All Adults Here(100)
* * *
—
The wedding had been small: the children, the grandchildren, a few friends. Nicky was already ordained from the internet (he’d married half a dozen pairs of his friends), and he performed the service, swearing to both of them that it was in all ways legal and legitimate. Porter cried, Cecelia cried, Wendy cried. They stood in a circle in the gazebo at nine o’clock on a Saturday morning. Nicky read a Mary Oliver poem and Birdie slid a ring onto Astrid’s finger and Astrid slid a ring onto Birdie’s finger and then there they were, in the middle of town, brides. Afterward, they all went to Spiro’s for pancakes.
* * *
—
The ship had warned that internet service was spotty when they were at sea, and so Astrid made sure to find the business center. She wanted to check in at home before they were too far, just in case. She and Birdie sat in heavy chairs and dialed into a FaceTime with Porter. Astrid clapped her hands over her mouth when the screen went from showing their own faces to showing Eleanor Hope, her gummy mouth snacking on her mother’s index finger.
“How is it?” Porter asked, only the lower half of her face in the frame.
“Great!” Birdie said.
“Great!” Astrid said. She squeezed Birdie’s thigh. “She’s gotten bigger since yesterday, don’t you think?”

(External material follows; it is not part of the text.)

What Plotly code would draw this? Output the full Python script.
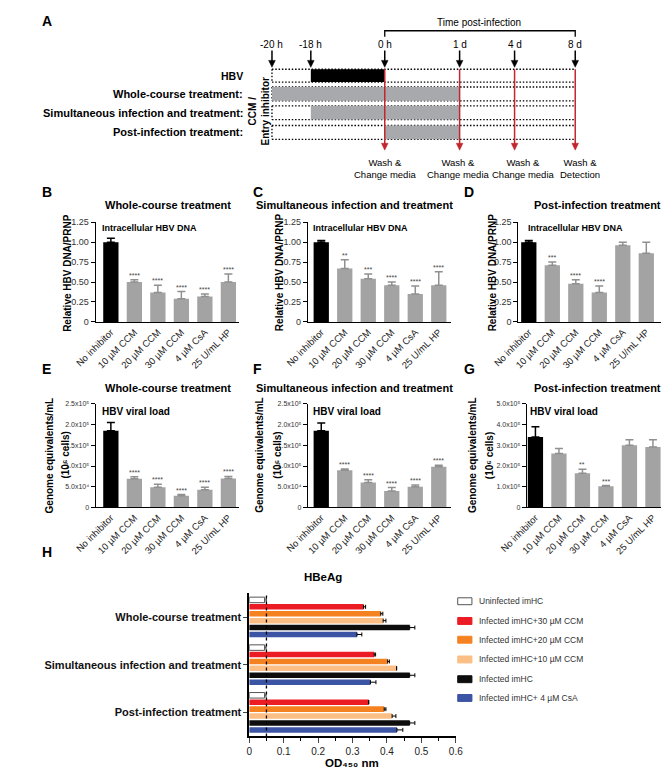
import plotly.graph_objects as go

FIG_W, FIG_H = 669, 768
FONT = "Liberation Sans, Arial, Helvetica, sans-serif"

# ----------------------------- data -----------------------------
CATEGORIES = ["No inhibitor", "10 µM CCM", "20 µM CCM", "30 µM CCM", "4 µM CsA", "25 U/mL HP"]

B_DNA_WHOLE = [1.00, 0.50, 0.37, 0.29, 0.32, 0.50]
B_DNA_WHOLE_ERR = [0.05, 0.03, 0.09, 0.09, 0.03, 0.10]
B_STARS = ["", "****", "****", "****", "****", "****"]

C_DNA_SIMUL = [1.00, 0.67, 0.54, 0.46, 0.35, 0.46]
C_DNA_SIMUL_ERR = [0.02, 0.11, 0.06, 0.04, 0.10, 0.17]
C_STARS = ["", "**", "***", "****", "****", "****"]

D_DNA_POST = [1.00, 0.71, 0.48, 0.37, 0.96, 0.86]
D_DNA_POST_ERR = [0.02, 0.04, 0.05, 0.08, 0.04, 0.14]
D_STARS = ["", "***", "****", "****", "", ""]

E_LOAD_WHOLE = [1.85e5, 0.69e5, 0.49e5, 0.28e5, 0.43e5, 0.70e5]
E_LOAD_WHOLE_ERR = [0.20e5, 0.05e5, 0.07e5, 0.03e5, 0.06e5, 0.05e5]
E_STARS = ["", "****", "****", "****", "****", "****"]

F_LOAD_SIMUL = [1.85e5, 0.90e5, 0.60e5, 0.40e5, 0.50e5, 0.98e5]
F_LOAD_SIMUL_ERR = [0.19e5, 0.03e5, 0.07e5, 0.08e5, 0.04e5, 0.04e5]
F_STARS = ["", "****", "****", "****", "****", "****"]

G_LOAD_POST = [3.40e5, 2.60e5, 1.65e5, 1.02e5, 3.00e5, 2.92e5]
G_LOAD_POST_ERR = [0.50e5, 0.25e5, 0.20e5, 0.04e5, 0.27e5, 0.35e5]
G_STARS = ["", "", "**", "***", "", ""]

DNA_TICKS = [0, 0.25, 0.5, 0.75, 1.0, 1.25]
DNA_TICKTEXT = ["0", "0.25", "0.50", "0.75", "1.00", "1.25"]
LOAD_TICKS_25 = [0, 0.5e5, 1.0e5, 1.5e5, 2.0e5, 2.5e5]
LOAD_TICKTEXT_25 = ["0", "5.0x10⁴", "1.0x10⁵", "1.5x10⁵", "2.0x10⁵", "2.5x10⁵"]
LOAD_TICKS_50 = [0, 1e5, 2e5, 3e5, 4e5, 5e5]
LOAD_TICKTEXT_50 = ["0", "1.0x10⁵", "2.0x10⁵", "3.0x10⁵", "4.0x10⁵", "5.0x10⁵"]

H_GROUPS = ["Whole-course treatment", "Simultaneous infection and treatment", "Post-infection treatment"]
H_SERIES = ["Uninfected imHC", "Infected imHC+30 µM CCM", "Infected imHC+20 µM CCM",
            "Infected imHC+10 µM CCM", "Infected imHC", "Infected imHC+ 4 µM CsA"]
H_UNINFECTED = [0.045, 0.045, 0.045]
H_UNINFECTED_ERR = [0.005, 0.004, 0.004]
H_CCM30 = [0.332, 0.363, 0.347]
H_CCM30_ERR = [0.006, 0.004, 0.0]
H_CCM20 = [0.382, 0.402, 0.392]
H_CCM20_ERR = [0.006, 0.005, 0.005]
H_CCM10 = [0.389, 0.428, 0.415]
H_CCM10_ERR = [0.008, 0.0, 0.011]
H_INFECTED = [0.466, 0.466, 0.466]
H_INFECTED_ERR = [0.015, 0.015, 0.015]
H_CSA = [0.313, 0.352, 0.429]
H_CSA_ERR = [0.014, 0.016, 0.017]
H_CUTOFF = 0.05
H_TICKS = [0, 0.1, 0.2, 0.3, 0.4, 0.5, 0.6]

TIMELINE_LABELS = ["-20 h", "-18 h", "0 h", "1 d", "4 d", "8 d"]
TREATMENT_ROWS = ["HBV", "Whole-course treatment:", "Simultaneous infection and treatment:",
                  "Post-infection treatment:"]
TREATMENT_SPAN = [(1, 2), (0, 3), (1, 3), (2, 3)]  # indices into the timeline
WASH_AT = [2, 3, 4, 5]
WASH_LABELS = ["Wash &<br>Change media", "Wash &<br>Change media", "Wash &<br>Change media",
               "Wash &<br>Detection"]

# --------------------------- layout / style ---------------------------
TIMELINE_X = [249, 290, 368, 447, 505, 569]
ROW_Y = [(57, 70), (75, 89), (94, 108), (114, 128)]
ROW_COLORS = ["black", "#a7a9ac", "#a7a9ac", "#a7a9ac"]
WASH_TEXT_X = [369, 446, 514, 574]
GRAY_BAR = "#a3a3a3"
GRAY_ERR = "#909090"
RED = "#c1272d"
H_COLORS = ["white", "#ec1c24", "#f58220", "#fbbf85", "#0d0d0d", "#3b54a4"]
LEGEND_Y = [596, 616, 635, 655, 675, 694]
DOTS = "1.5px,1.8px"

fig = go.Figure()
annotations = []
shapes = []
axes = {}


def px(x):
    return x / FIG_W


def py(y):
    return 1 - y / FIG_H


def ann(x, y, text, size=10, color="black", xanchor="center", yanchor="middle", angle=0):
    annotations.append(dict(x=px(x), y=py(y), xref="paper", yref="paper", text=text,
                            showarrow=False, textangle=angle,
                            font=dict(family=FONT, size=size, color=color),
                            xanchor=xanchor, yanchor=yanchor))


def line(x0, y0, x1, y1, color="black", width=1, dash="solid"):
    shapes.append(dict(type="line", xref="paper", yref="paper", x0=px(x0), y0=py(y0),
                       x1=px(x1), y1=py(y1), line=dict(color=color, width=width, dash=dash)))


def rect(x0, y0, x1, y1, fill, lc=None, lw=0):
    shapes.append(dict(type="rect", xref="paper", yref="paper", x0=px(x0), y0=py(y0),
                       x1=px(x1), y1=py(y1), fillcolor=fill,
                       line=dict(color=lc or fill, width=lw)))


def down_arrow(x, y_tip, y_tail, color, width, head_w=3.5, head_h=7):
    line(x, y_tail, x, y_tip - head_h + 1, color=color, width=width)
    shapes.append(dict(type="path", xref="paper", yref="paper",
                       path=f"M {px(x - head_w)},{py(y_tip - head_h)} L {px(x + head_w)},{py(y_tip - head_h)} "
                            f"L {px(x)},{py(y_tip)} Z",
                       fillcolor=color, line=dict(color=color, width=0.5)))


# ------------------------------ panel A ------------------------------
ann(4, 8, "<b>A</b>", size=14, xanchor="left")
ann(467, 10, "Time post-infection", size=10)
shapes.append(dict(type="path", xref="paper", yref="paper",
                   path=f"M {px(TIMELINE_X[2])},{py(24)} L {px(TIMELINE_X[2])},{py(18)} "
                        f"L {px(TIMELINE_X[5])},{py(18)} L {px(TIMELINE_X[5])},{py(24)}",
                   line=dict(color="black", width=1.3)))
for lab, xx in zip(TIMELINE_LABELS, TIMELINE_X):
    ann(xx, 32, lab, size=10)
    down_arrow(xx, 55, 38, "black", 1.5)

x_left, x_right = TIMELINE_X[0], TIMELINE_X[5]
for (y0, y1) in ROW_Y:
    line(x_left, y0, x_right, y0, dash=DOTS, width=1.3)
    line(x_left, y1, x_right, y1, dash=DOTS, width=1.3)
    line(x_left, y0, x_left, y1, dash=DOTS, width=1.3)
for (i0, i1), (y0, y1), col, lab in zip(TREATMENT_SPAN, ROW_Y, ROW_COLORS, TREATMENT_ROWS):
    rect(TIMELINE_X[i0], y0, TIMELINE_X[i1], y1, col)
    ann(221, (y0 + y1) / 2, f"<b>{lab}</b>", size=11 if lab != "HBV" else 10.5, xanchor="right")
ann(235, 100, "<b>CCM /<br>Entry inhibitor</b>", size=10, angle=-90)
for i, lab, tx in zip(WASH_AT, WASH_LABELS, WASH_TEXT_X):
    down_arrow(TIMELINE_X[i], 139, 57, RED, 1.5)
    ann(tx, 157.5, lab, size=9.5)

# --------------------------- bar panels B-G ---------------------------
PPU = 24.8
PANEL_W = 151


def bar_panel(n, values, errors, stars, axis_x, first_center, y_top, y_bot, y_max,
              tickvals, ticktext, tick_size):
    xa = "x" if n == 1 else f"x{n}"
    ya = "y" if n == 1 else f"y{n}"
    r0 = -(first_center - axis_x) / PPU
    axes["xaxis" if n == 1 else f"xaxis{n}"] = dict(
        domain=[px(axis_x), px(axis_x + PANEL_W)], range=[r0, r0 + PANEL_W / PPU], anchor=ya,
        type="category", categoryorder="array", categoryarray=CATEGORIES,
        showline=True, linecolor="black", linewidth=1.2, ticks="", tickangle=-45,
        tickfont=dict(family=FONT, size=9.5, color="#222"), showgrid=False, zeroline=False)
    axes["yaxis" if n == 1 else f"yaxis{n}"] = dict(
        domain=[py(y_bot), py(y_top)], range=[0, y_max], anchor=xa, showline=True,
        linecolor="black", linewidth=1.2, ticks="outside", ticklen=4, tickwidth=1,
        tickcolor="black", tickvals=tickvals, ticktext=ticktext,
        tickfont=dict(family=FONT, size=tick_size, color="#333"), showgrid=False, zeroline=False)
    fig.add_trace(go.Bar(
        x=CATEGORIES[:1], y=values[:1], width=0.65, offsetgroup="g", xaxis=xa, yaxis=ya,
        marker=dict(color="black", line=dict(width=0)), showlegend=False,
        error_y=dict(type="data", array=errors[:1], arrayminus=[0], symmetric=False,
                     color="black", thickness=1.5, width=4)))
    fig.add_trace(go.Bar(
        x=CATEGORIES[1:], y=values[1:], width=0.65, offsetgroup="g", xaxis=xa, yaxis=ya,
        marker=dict(color=GRAY_BAR, line=dict(width=0)), showlegend=False,
        error_y=dict(type="data", array=errors[1:], arrayminus=[0] * 5, symmetric=False,
                     color=GRAY_ERR, thickness=1.5, width=4)))
    for cat, v, e, s in zip(CATEGORIES, values, errors, stars):
        if s:
            annotations.append(dict(x=cat, y=v + e, xref=xa, yref=ya, text=s, showarrow=False,
                                    yanchor="bottom", yshift=-1,
                                    font=dict(family=FONT, size=7, color="#444")))


# panel labels, titles
for lab, xx, yy in [("B", 4, 181), ("C", 227, 181), ("D", 450, 181),
                    ("E", 4, 361), ("F", 227, 361), ("G", 450, 361), ("H", 4, 546)]:
    ann(xx, yy, f"<b>{lab}</b>", size=14, xanchor="left")
for title, xx in [("Whole-course treatment", 139), ("Simultaneous infection and treatment", 336),
                  ("Post-infection treatment", 592)]:
    ann(xx, 195, f"<b>{title}</b>", size=11)
    ann(xx, 380, f"<b>{title}</b>", size=11)

bar_panel(1, B_DNA_WHOLE, B_DNA_WHOLE_ERR, B_STARS, 63, 79, 212, 313, 1.25, DNA_TICKS, DNA_TICKTEXT, 9)
bar_panel(2, C_DNA_SIMUL, C_DNA_SIMUL_ERR, C_STARS, 287, 301, 212, 313, 1.25, DNA_TICKS, DNA_TICKTEXT, 9)
bar_panel(3, D_DNA_POST, D_DNA_POST_ERR, D_STARS, 509, 520, 212, 313, 1.25, DNA_TICKS, DNA_TICKTEXT, 9)
bar_panel(4, E_LOAD_WHOLE, E_LOAD_WHOLE_ERR, E_STARS, 63, 79, 396, 501, 2.5e5, LOAD_TICKS_25, LOAD_TICKTEXT_25, 7)
bar_panel(5, F_LOAD_SIMUL, F_LOAD_SIMUL_ERR, F_STARS, 287, 301, 396, 501, 2.5e5, LOAD_TICKS_25, LOAD_TICKTEXT_25, 7)
bar_panel(6, G_LOAD_POST, G_LOAD_POST_ERR, G_STARS, 518, 527, 396, 501, 5e5, LOAD_TICKS_50, LOAD_TICKTEXT_50, 7)

for xx in (33, 257, 482):
    ann(xx, 263, "<b>Relative HBV DNA/PRNP</b>", size=10, angle=-90)
for xx in (68, 290, 517):
    ann(xx, 218, "<b>Intracellular HBV DNA</b>", size=9, xanchor="left")
for xx in (68, 290, 519):
    ann(xx, 404, "<b>HBV viral load</b>", size=10, xanchor="left")
for x1, x2 in ((14, 31), (235, 255), (460, 478)):
    ann(x1, 448, "<b>Genome equivalents/mL</b>", size=10, angle=-90)
    ann(x2, 448, "<b>(10⁶ cells)</b>", size=10, angle=-90)

# ------------------------------ panel H ------------------------------
H_VALUES = [H_UNINFECTED, H_CCM30, H_CCM20, H_CCM10, H_INFECTED, H_CSA]
H_ERRORS = [H_UNINFECTED_ERR, H_CCM30_ERR, H_CCM20_ERR, H_CCM10_ERR, H_INFECTED_ERR, H_CSA_ERR]
for name, vals, errs, col in zip(H_SERIES, H_VALUES, H_ERRORS, H_COLORS):
    edge = "#555555" if col == "white" else col
    fig.add_trace(go.Bar(
        y=H_GROUPS, x=vals, orientation="h", name=name, xaxis="x7", yaxis="y7",
        marker=dict(color=col, line=dict(color=edge, width=1 if col == "white" else 0)),
        showlegend=False,
        error_x=dict(type="data", array=errs, arrayminus=[0] * len(errs), symmetric=False,
                     color="#555555" if col == "white" else "black", thickness=1, width=2)))

axes["xaxis7"] = dict(domain=[px(225), px(443)], range=[0, 0.6], anchor="y7", showline=True,
                      linecolor="black", linewidth=1.5, ticks="outside", ticklen=5,
                      tickvals=H_TICKS, ticktext=[f"{t:g}" for t in H_TICKS],
                      tickfont=dict(family=FONT, size=10, color="#222"),
                      minor=dict(dtick=0.05, ticks="outside", ticklen=3, tickcolor="black"),
                      showgrid=False, zeroline=False)
axes["yaxis7"] = dict(domain=[py(733), py(588)], range=[2.5, -0.5], anchor="x7", type="category",
                      categoryorder="array", categoryarray=H_GROUPS, showline=True,
                      linecolor="black", linewidth=1.5, ticks="outside", ticklen=4,
                      tickfont=dict(family=FONT, size=11, color="#111", weight="bold"),
                      showgrid=False, zeroline=False)
shapes.append(dict(type="line", xref="x7", yref="y7 domain", x0=H_CUTOFF, x1=H_CUTOFF, y0=0, y1=1,
                   line=dict(color="black", width=1.3, dash="dot")))
ann(303, 571, "<b>HBeAg</b>", size=11.5)
ann(333, 760, "<b>OD₄₅₀ nm</b>", size=11.5)
for name, col, yy in zip(H_SERIES, H_COLORS, LEGEND_Y):
    rect(445, yy - 3.5, 460, yy + 3.5, col, lc="#555555" if col == "white" else col, lw=1)
    ann(465, yy, name, size=8.5, color="#333", xanchor="left")

fig.update_layout(
    width=FIG_W, height=FIG_H, autosize=False, margin=dict(l=0, r=0, t=0, b=0),
    paper_bgcolor="white", plot_bgcolor="white", barmode="group", bargap=0.13,
    bargroupgap=0.2, showlegend=False, font=dict(family=FONT, color="black"),
    annotations=annotations, shapes=shapes, **axes)

fig.write_html("out.html", config={"displayModeBar": False})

“Mom, have fun, please. Birdie, please make her have fun. Eleanor has not done anything exciting, I promise.” Onscreen, the baby sucked and sucked, drenching Porter’s finger.
“Well, no,” said another voice in the background. The screen swiveled and Nicky’s face swooped down to fill the frame. He was grinning, his open mouth so large on the computer screen that Astrid could see his fillings. “Eleanor rolled over, and then she rolled back! It was epic.”
Astrid moaned. “Oh, no, I knew we were going to miss something.”
Elliot appeared over his brother’s shoulder. “It really was epic.”
Porter took the phone back. “Shut up, guys. Mom, it’s fine. Birdie, you guys have fun. Go adopt a seal, save a glacier, please, something.” She pointed the camera back toward the baby, whose enormous brown eyes blinked at them.
Astrid rubbed Birdie’s back. “Yes. Yes, we will.”
Birdie blew a kiss. “Love you, Eleanor!”
There was so much that Astrid hadn’t considered: getting married again, having someone to coparent, copilot, cograndparent! What a thing to do, to skip having children and go straight to being a grandparent. Birdie was magnificent at it: Of all the adults, she was the best at dancing Eleanor to sleep. Maybe it was her arms, strong from decades of steady scissor-holding, maybe it was that Astrid had used up her powers on her own children, maybe it was just that Eleanor and Birdie were fast friends. Astrid hadn’t thought of herself as one of those people who just wanted to be married, but now that she was, she was so delighted, all over again. The word wife, which had once felt oppressive, diminutive, belittling—she thought of all the times she’d been introduced simply as Russell’s wife, with no additional qualifying details, nothing so brash as a name—now the word wife meant something else. It wasn’t Russell’s fault, it was the world’s! Now that it was a double—your wife, my wife—the word felt twice its original size. This was how it was supposed to feel. It wasn’t just that she belonged to someone else, it was that she belonged.
“Mom, it’s fine,” Porter said. “We are all fine. Honestly. We are all adults here. Except for Eleanor. She’s just a baby. But we’ll be fine. We love you. Have fun.”
“Okay,” Astrid said, and then Porter and Eleanor’s round cheeks vanished into thin air too quickly, and she and Birdie were left staring at their own reflections. Sometimes Astrid thought about everything in her life that could have been different—all the men and women she could have married, having her children or not having any children at all, moving to Paris, she and Russell dying in bed together at a hundred years old. She thought about how every decision of hers had rippled into her children’s lives, even this one, when she was still their mother every day but not actually in charge of their lives, not making decisions on their behalf. People said that everyone was born alone and everyone would die alone, but they were wrong. When someone was born, they brought so many people with them, generations of people zipped into the marrow of their tiny bones. She reached under the bolted-down desk and took Birdie’s hand and it felt just the way it had felt on their first date. Astrid had still been young then, though she hadn’t known it. Was it like that until you died, always realizing how young you’d been before, how foolish and full of possibility? Astrid hoped so. Outside, sunlight sparkled off the surface of the water, as if the ocean wanted to show the sky exactly how astonishing it was. Every day was a new day. She would call Cecelia later, and Wendy and the boys, her whole family. She’d call them until they were sick to death with love, just like she was. Astrid looked at their reflections on the blank screen, at herself and her wife, and felt so, so happy.
ACKNOWLEDGMENTS
My life changed enormously over the writing of this book, and so please forgive my lengthy acknowledgments. I was pregnant while writing my last two books (with two separate children—I am neither a speed machine nor an elephant), but while writing All Adults Here, I birthed a bookstore, with the help of my husband.